Anne-Marie's work hints at the meditative absolute. To her, painting is an act of freedom as well as an exercise in mindfulness. Nothing is left to chance. Each shape relates to another, in a cunning and free balance. Time stands still, like a paused frame from a movie. Her paintings, abstract and vibrant, encourage us to let go and allow ourselves to get caught up in the pleasures of imagination. If a familiar form appears—a face, a figure—it is a product of our imagination, in a moment’s glance, since these paintings harbour no desire of representation. We indeed find ourselves within a space of pure expression.

Anne-Marie works on several paintings at once. She has no time to wait. When creation knocks, one must grasp it and let the paint flow: adding a circle to the canvas, in a grand and spontaneous gesture, without retouching it, to then let nothingness be.

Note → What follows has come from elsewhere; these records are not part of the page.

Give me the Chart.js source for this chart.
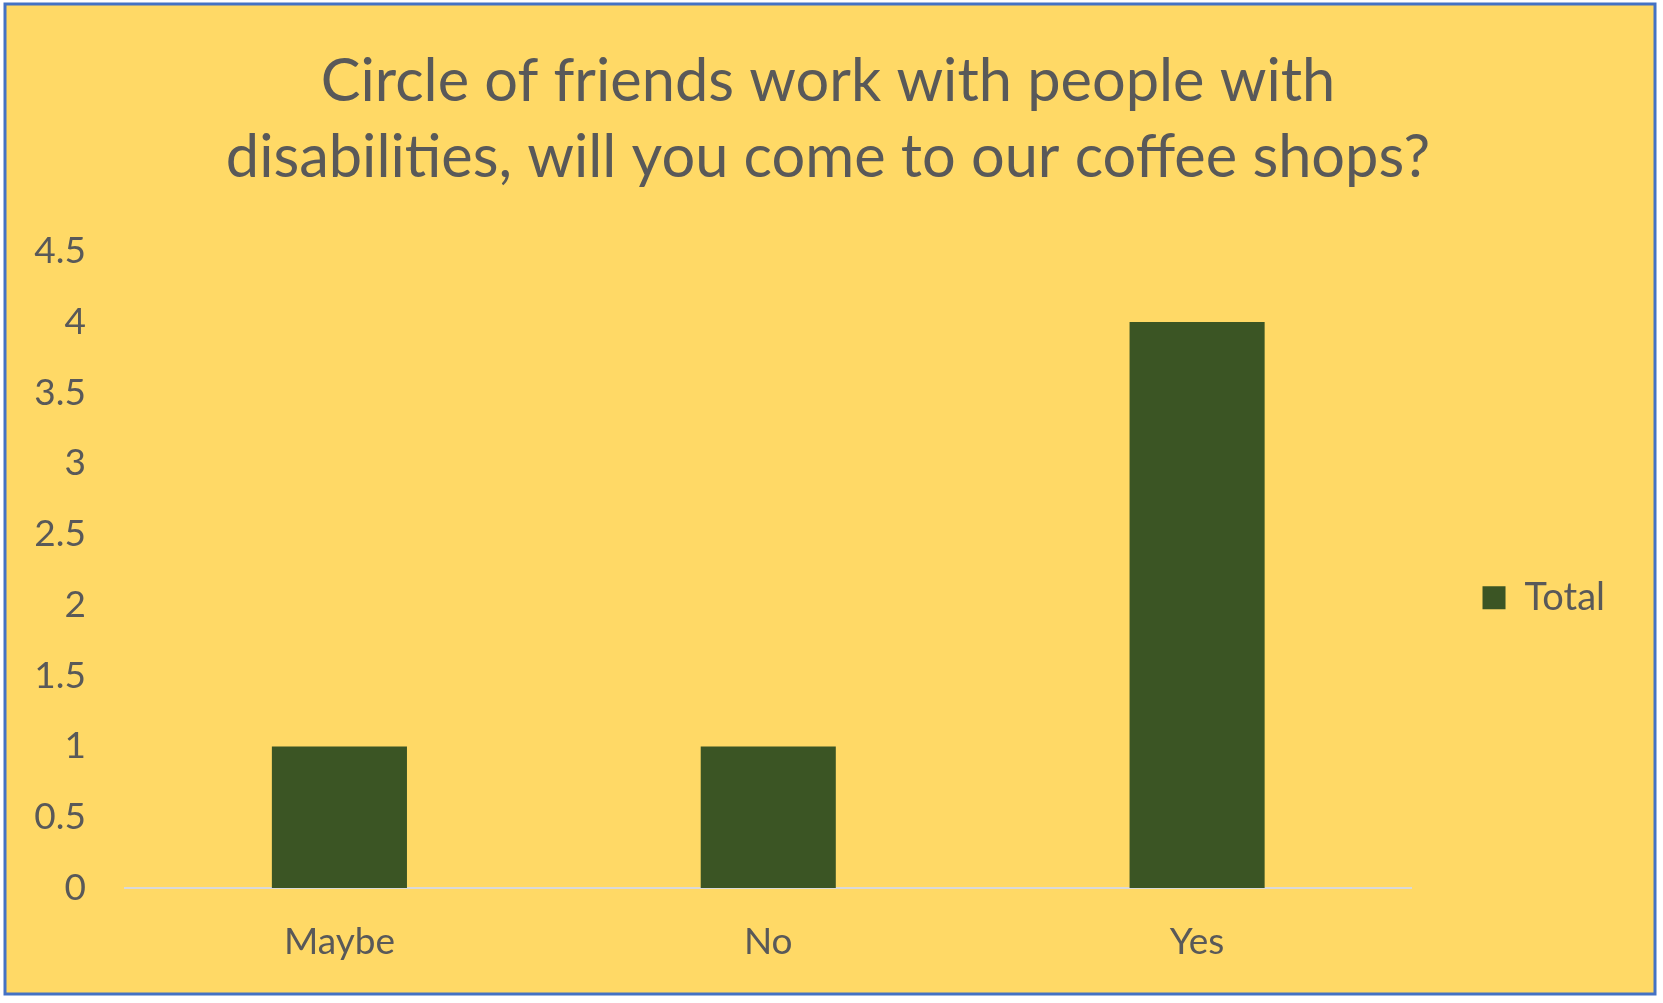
<!DOCTYPE html>
<html>
<head>
<meta charset="utf-8">
<script src="https://cdn.jsdelivr.net/npm/chart.js@4/dist/chart.umd.min.js"></script>
<style>
  html, body { margin: 0; padding: 0; background: #ffffff; }
  #wrap { position: relative; width: 1663px; height: 1003px; }
  canvas { display: block; }
</style>
</head>
<body>
<div id="wrap"><canvas id="c" width="1663" height="1003"></canvas></div>
<script>
const titleLines = ['Circle of friends work with people with', 'disabilities, will you come to our coffee shops?'];
const categories = ['Maybe', 'No', 'Yes'];
const seriesName = 'Total';
const totals = [1, 1, 4];
const yTickLabels = ['0', '0.5', '1', '1.5', '2', '2.5', '3', '3.5', '4', '4.5'];

const FONT = 'Lato, "Open Sans", "DejaVu Sans", sans-serif';
const TEXT = '#595959';

const bgPlugin = {
  id: 'bg',
  beforeDraw(chart) {
    const ctx = chart.ctx;
    ctx.save();
    ctx.fillStyle = '#ffffff';
    ctx.fillRect(0, 0, chart.width, chart.height);
    ctx.fillStyle = '#FFD966';
    ctx.fillRect(5, 4, 1650, 990);
    ctx.strokeStyle = '#4472C4';
    ctx.lineWidth = 3;
    ctx.strokeRect(5, 4, 1650, 990);
    ctx.restore();
  }
};

// centre the title on the framed chart rather than on the padded box
const titleCentre = {
  id: 'titleCentre',
  afterLayout(chart) {
    const tb = chart.titleBlock;
    if (tb) {
      const centre = 828;
      tb.left = 2 * centre - tb.right;
      tb.width = tb.right - tb.left;
    }
  }
};

new Chart(document.getElementById('c'), {
  type: 'bar',
  data: {
    labels: categories,
    datasets: [{
      label: seriesName,
      data: totals,
      backgroundColor: '#3B5524',
      borderWidth: 0,
      barPercentage: 0.63,
      categoryPercentage: 0.5
    }]
  },
  options: {
    responsive: false,
    animation: false,
    devicePixelRatio: 1,
    layout: { padding: { left: 0, right: 48, top: 0, bottom: 0 } },
    plugins: {
      title: {
        display: true,
        text: titleLines,
        color: TEXT,
        font: { family: FONT, size: 59.5, weight: 'normal', lineHeight: 1.28 },
        padding: { top: 44, bottom: 55 }
      },
      legend: {
        display: true,
        position: 'right',
        fullSize: false,
        title: {
          display: true,
          text: ' ',
          font: { family: FONT, size: 35, lineHeight: 1.2 },
          padding: 7
        },
        labels: {
          color: TEXT,
          font: { family: FONT, size: 38 },
          boxWidth: 23,
          boxHeight: 23,
          padding: 71
        }
      },
      tooltip: { enabled: false }
    },
    scales: {
      x: {
        grid: { display: false, drawTicks: false },
        border: { display: true, color: '#D9D9D9', width: 2 },
        ticks: { color: TEXT, font: { family: FONT, size: 37 }, padding: 32 },
        afterFit(scale) { scale.height = 115; }
      },
      y: {
        min: 0,
        max: 4.5,
        grid: { display: false, drawTicks: false },
        border: { display: false },
        ticks: {
          stepSize: 0.5,
          color: TEXT,
          font: { family: FONT, size: 37 },
          padding: 39,
          callback: (v, i) => yTickLabels[i]
        },
        afterFit(scale) { scale.width = 125; }
      }
    }
  },
  plugins: [bgPlugin, titleCentre]
});
</script>
</body>
</html>
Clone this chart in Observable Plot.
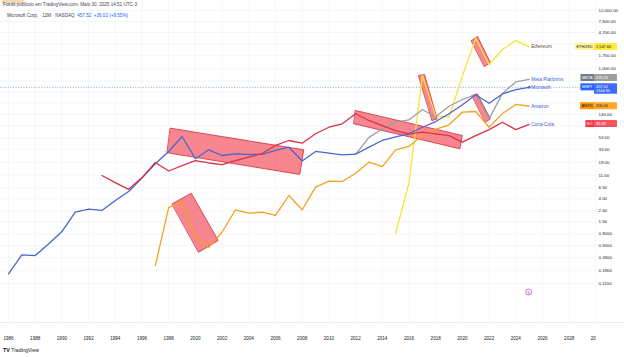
<!DOCTYPE html>
<html><head><meta charset="utf-8">
<script src="https://cdn.jsdelivr.net/npm/d3@7"></script>
<script src="https://cdn.jsdelivr.net/npm/@observablehq/plot@0.6"></script>
<style>
body{margin:0;background:#fff;}
#wrap{position:relative;width:624px;height:357px;overflow:hidden;font-family:"Liberation Sans",Arial,sans-serif;}
#chart svg{display:block;}
#h1{position:absolute;left:3px;top:2px;font-size:4.6px;color:#434651;white-space:nowrap;}
#h2{position:absolute;left:7px;top:12.5px;font-size:4.6px;color:#434651;white-space:nowrap;}
#logo{position:absolute;left:3px;top:347px;font-size:5px;color:#131722;white-space:nowrap;}
</style></head><body>
<div id="wrap"><div id="chart"></div>
<div id="h1">Fosdit publicou em TradingView.com, Maio 30, 2025 14:51 UTC-3</div>
<div id="h2">Microsoft Corp. · 12M · NASDAQ &nbsp;<span style="color:#2962ff">457.52 &nbsp;+36.02 (+8.55%)</span></div>
<div id="logo"><b style="font-size:5.5px">TV</b> TradingView</div>
</div>
<script>
// ---- data (yearly closes) ----
const msftYears = [1986,1987,1988,1989,1990,1991,1992,1993,1994,1995,1996,1997,1998,1999,2000,2001,2002,2003,2004,2005,2006,2007,2008,2009,2010,2011,2012,2013,2014,2015,2016,2017,2018,2019,2020,2021,2022,2023,2024,2025];
const msftValues = [0.166,0.37,0.36,0.59,1.0,2.27,2.58,2.45,3.74,5.48,9.7,17.8,30,56.7,22,32.2,25.3,27.2,26.4,26.5,31.3,36,20,30,27.9,26,26.7,36,47.9,56,63.6,84,107,149,218,334,233,345,415,457.52];
const koYears = [1993,1994,1995,1996,1997,1998,1999,2000,2001,2002,2003,2004,2005,2006,2007,2008,2009,2010,2011,2012,2013,2014,2015,2016,2017,2018,2019,2020,2021,2022,2023,2024,2025];
const koValues = [10.8,8.0,6.0,9.9,18.8,13.1,16.5,20.4,18.4,17.2,20.4,23.5,27.5,38.7,47.8,42.7,63.6,84,97,149,112,90,73,63.6,68,63.6,59,44.5,59,76,104,76,94.5];
const amznYears = [1997,1998,1999,2000,2001,2002,2003,2004,2005,2006,2007,2008,2009,2010,2011,2012,2013,2014,2015,2016,2017,2018,2019,2020,2021,2022,2023,2024,2025];
const amznValues = [0.236,2.8,3.48,0.79,0.51,0.97,2.52,2.18,2.27,1.98,4.62,2.52,6.58,8.5,8.4,11.9,19.0,15.8,32.2,37.1,60,77,93,160,164,84,150,221,205.0];
const metaYears = [2012,2013,2014,2015,2016,2017,2018,2019,2020,2021,2022,2023,2024,2025];
const metaValues = [26.6,54.7,78,104.7,115,176.5,131,205,273,336,120,354,575,640];
const ethYears = [2015,2016,2017,2018,2019,2020,2021,2022,2023,2024,2025];
const ethValues = [0.93,7.97,756,133,130,737,3683,1196,2282,3332,2547.6];

const seriesNames = ["Ethereum","Meta Platforms","Microsoft","Amazon","Coca-Cola"];
const seriesColors = ["#f7e33a","#9e9e9e","#4a66cf","#f5a11f","#dc3148"];
const tagSymbols = ["ETHUSD","META","MSFT","AMZN","KO"];
const tagPrices = ["2,547.60","679.26","457.52","205.00","95.93"];
const tagSub = ["","","214d 9h","",""];

const yTicks = [0.11,0.19,0.33,0.55,0.9,1.5,2.4,4,6.5,11,19,33,53,88,145,235,380,600,1000,1750,2900,4700,7500,12000];
const yTickLabels = [0.11,0.19,0.33,0.55,0.9,1.5,2.4,4,6.5,11,19,33,53,145,1000,1750,4700,7500,12000]; // those not hidden behind the price tags
const xTicks = [1986,1988,1990,1992,1994,1996,1998,2000,2002,2004,2006,2008,2010,2012,2014,2016,2018,2020,2022,2024,2026,2028,2030];

// highlight boxes drawn on the chart (corners as [year, price])
const boxCorners = [
  [[1998.13,80.7],[2008.12,32.2],[2007.82,11.3],[1997.89,28.4]],
  [[1998.26,3.25],[1999.69,5.10],[2001.71,0.684],[2000.25,0.416]],
  [[2011.99,171],[2019.99,59.2],[2019.81,33.6],[2011.87,97.3]],
  [[2016.73,757],[2017.16,790],[2018.11,120],[2017.74,112]],
  [[2020.68,3347],[2021.13,3967],[2022.10,1316],[2021.66,1110]],
  [[2020.73,324],[2021.11,348],[2022.10,120],[2021.73,104]]
];

// ---- build tables ----
const seriesYears = [ethYears, metaYears, msftYears, amznYears, koYears];
const seriesValues = [ethValues, metaValues, msftValues, amznValues, koValues];
const rows = [];
seriesNames.forEach((n,i)=>seriesYears[i].forEach((yr,j)=>rows.push({name:n, year:yr, value:seriesValues[i][j]})));
const lastRows = seriesNames.map((n,i)=>({name:n, year:seriesYears[i].at(-1), value:seriesValues[i].at(-1), sym:tagSymbols[i], price:tagPrices[i], sub:tagSub[i]}));
const boxRows = [];
boxCorners.forEach((c,i)=>c.forEach(([yr,v])=>boxRows.push({id:i, year:yr, value:v})));

const fmt = v => v < 1 ? v.toFixed(4) : d3.format(",.2f")(v);
const W = 624, H = 357;
const FONT = "Liberation Sans, Arial, sans-serif";

const plot = Plot.plot({
  width: W, height: H,
  marginLeft: 0, marginRight: 28, marginTop: 0, marginBottom: 35,
  style: {fontFamily: FONT, fontSize: "4.4px", background: "#fff", color: "#131722"},
  x: {domain: [1985.4007, 2030.045], axis: null, label: null},
  y: {type: "log", domain: [0.02098, 18300], axis: null, label: null},
  color: {domain: seriesNames, range: seriesColors},
  marks: [
    Plot.gridX(xTicks, {stroke: "#eef0f5", strokeOpacity: 1, strokeWidth: 0.6}),
    Plot.gridY(yTicks, {stroke: "#eef0f5", strokeOpacity: 1, strokeWidth: 0.6}),
    Plot.ruleY([msftValues.at(-1)], {stroke: "#4a66cf", strokeWidth: 0.6, strokeDasharray: "1 1.6"}),
    Plot.line(boxRows, {x: "year", y: "value", z: "id", curve: "linear-closed", fill: "#f23645", fillOpacity: 0.6, stroke: "#d42a3c", strokeWidth: 0.8}),
    Plot.line(rows, {x: "year", y: "value", z: "name", stroke: "name", strokeWidth: 1.3}),
    Plot.dot(lastRows.filter(d=>d.name==="Microsoft"), {x: "year", y: "value", r: 1.4, fill: "#4a66cf"}),
    Plot.axisX(xTicks, {anchor: "bottom", label: null, tickSize: 0, tickPadding: 14, tickFormat: d => String(d), fontSize: 4.6, fill: "#131722"}),
    Plot.text(yTickLabels, {y: d => d, text: fmt, frameAnchor: "right", dx: 2, textAnchor: "start", fontSize: 4.4, fill: "#131722"}),
    Plot.text(lastRows, {x: "year", y: "value", text: "name", dx: 2, textAnchor: "start", fontSize: 4.8, fill: d => d.name==="Ethereum" ? "#5d4a36" : "#3e5fd0"})
  ]
});
document.getElementById("chart").appendChild(plot);

// ---- overlays placed through the plot's own scales ----
const svg = d3.select(plot);
const ys = plot.scale("y"), xs = plot.scale("x");
const frameRight = xs.apply(2030.045);
const frameBottom = ys.apply(0.02098);
svg.append("line").attr("x1",0).attr("x2",W).attr("y1",frameBottom+0.5).attr("y2",frameBottom+0.5).attr("stroke","#e0e3eb").attr("stroke-width",0.6);
svg.append("rect").attr("x",frameRight).attr("y",frameBottom+1).attr("width",W-frameRight).attr("height",20).attr("fill","#fff");
// Ethereum label background
svg.selectAll("text").filter(function(){return this.textContent==="Ethereum";}).each(function(){
  const b = this.getBBox();
  d3.select(this.parentNode).insert("rect", () => this).attr("x",b.x-1).attr("y",b.y-0.6).attr("width",b.width+2).attr("height",b.height+1.2).attr("fill","#f6d8b6");
});
// price tags on the right (symbol + price in one text line)
const tg = svg.append("g").style("font-size","3.9px").style("font-family",FONT);
const tagStyle = {ETHUSD:["#fff59d","#ffeb3b","#131722"], META:["#787b86","#9e9e9e","#fff"], MSFT:["#2962ff","#3d6bff","#fff"], AMZN:["#ff9800","#ffa726","#131722"], KO:["#f23645","#f7525f","#fff"]};
const priceX = frameRight - 2;
lastRows.forEach(d=>{
  const cy = ys.apply(+d.price.replace(/,/g,""));
  const st = tagStyle[d.sym];
  const h = d.sub ? 10.5 : 7;
  const top = cy - 3.5;
  const g = tg.append("g");
  const nameRect = g.append("rect").attr("y",top).attr("height",7).attr("fill",st[0]);
  g.append("rect").attr("x",priceX).attr("y",top).attr("width",W-7-priceX).attr("height",h).attr("fill",st[1]).attr("rx",0.6);
  const t = g.append("text").attr("y",cy+1.4).attr("fill",st[2]);
  t.append("tspan").attr("x",priceX-1.5).attr("text-anchor","end").text(d.sym);
  t.append("tspan").attr("x",priceX+2).attr("text-anchor","start").text(d.price);
  if (d.sub) t.append("tspan").attr("x",priceX+2).attr("dy",4.2).attr("text-anchor","start").text(d.sub);
  const b = t.node().getBBox();
  nameRect.attr("x",b.x-1.5).attr("width",priceX-b.x+1.5);
});
// events icon near the bottom of the pane
const ix = xs.apply(2025), iy = ys.apply(0.075);
svg.append("circle").attr("cx",ix).attr("cy",iy).attr("r",3).attr("fill","#fff").attr("stroke","#9c27b0").attr("stroke-width",0.6);
svg.append("text").attr("x",ix).attr("y",iy+1.5).attr("text-anchor","middle").attr("font-size","4px").attr("fill","#9c27b0").text("6");
</script>
</body></html>
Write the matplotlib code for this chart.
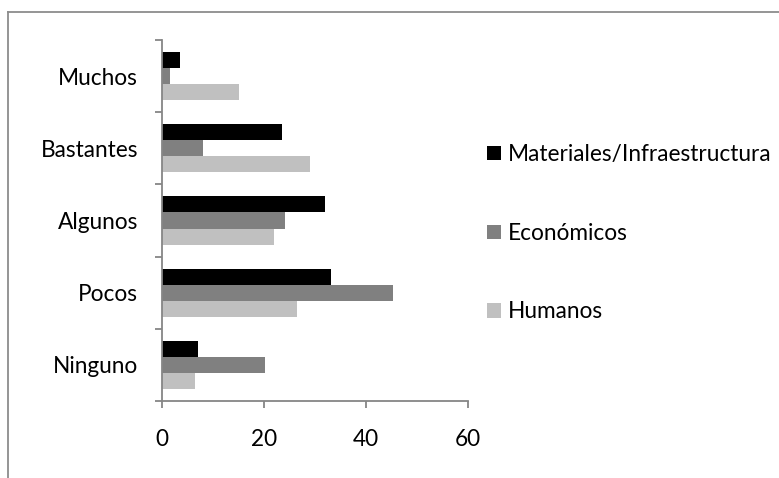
import matplotlib

matplotlib.use("Agg")
import matplotlib.pyplot as plt
import numpy as np
from matplotlib.lines import Line2D
from matplotlib.patches import Patch

# Data
categories = ["Ninguno", "Pocos", "Algunos", "Bastantes", "Muchos"]
materiales = [7.2, 33.2, 32.1, 23.6, 3.6]
economicos = [20.3, 45.4, 24.2, 8.0, 1.6]
humanos = [6.5, 26.5, 22.1, 29.1, 15.2]
series_names = ["Materiales/Infraestructura", "Económicos", "Humanos"]
x_ticks = [0, 20, 40, 60]

colors = ["#000000", "#808080", "#c0c0c0"]
axis_color = "#868686"

plt.rcParams["font.family"] = ["Lato", "DejaVu Sans"]
FS = 16.3

fig = plt.figure(figsize=(7.79, 4.78), dpi=100)
ax = fig.add_axes([0.2076, 0.1611, 0.6004 - 0.2076, 0.9163 - 0.1611])

y = np.arange(len(categories))
h = 0.222
for vals, off, col in zip([materiales, economicos, humanos], [h, 0, -h], colors):
    ax.barh(y + off, vals, height=h, color=col, edgecolor="none")

ax.set_xlim(0, 60)
ax.set_ylim(-0.5, len(categories) - 0.5)
ax.set_xticks(x_ticks)
ax.set_xticklabels([str(t) for t in x_ticks], fontsize=FS)

# category labels centred in bands, ticks on band boundaries
ax.set_yticks(np.arange(-0.5, len(categories), 1.0))
ax.set_yticklabels([])
ax.set_yticks(y, minor=True)
ax.set_yticklabels(categories, minor=True, fontsize=FS)
ax.tick_params(axis="y", which="minor", length=0, pad=17)
ax.tick_params(axis="y", which="major", length=5, width=1.3, color=axis_color)
ax.tick_params(axis="x", length=5, width=1.3, color=axis_color, pad=15)

for side in ["top", "right"]:
    ax.spines[side].set_visible(False)
for side in ["left", "bottom"]:
    ax.spines[side].set_color(axis_color)
    ax.spines[side].set_linewidth(1.3)

handles = [Patch(facecolor=c, edgecolor="none") for c in colors]
fig.legend(
    handles,
    series_names,
    loc="center left",
    bbox_to_anchor=(0.614, 0.512),
    frameon=False,
    fontsize=FS,
    handlelength=0.6,
    handleheight=0.6,
    handletextpad=0.3,
    labelspacing=2.55,
    borderaxespad=0,
)

# outer chart border (top and left edges visible)
fig.add_artist(Line2D([8 / 779, 1], [1 - 12 / 478, 1 - 12 / 478],
                      transform=fig.transFigure, color="#8c8c8c", lw=1.3))
fig.add_artist(Line2D([8 / 779, 8 / 779], [0, 1 - 12 / 478],
                      transform=fig.transFigure, color="#8c8c8c", lw=1.3))

fig.savefig("out.png", dpi=100)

Marcel Duchamps, who revolutionized art with his urinal and readymades, liked talking about a work’s “art coefficient”. For him, that is the difference between what the artist foresees and what erupts out of nothingness, without warning, in the moment of creation. There is some of this in Anne-Marie Chagnon’s paintings, the impression that the result is the work of the present moment, a strong and organic material, yet at the same time delicate and refined, a shape born of the subconscious and captured by the artist’s intuition.

I left her studio that night with a head full of images, my body emotionally charged. I appreciated each painting as one would during a trip through terra incognita, letting myself be transported by fate. I invite you to do the same, to let yourself be lifted by the inspirationin order to discover the remarkable work of an artist set free.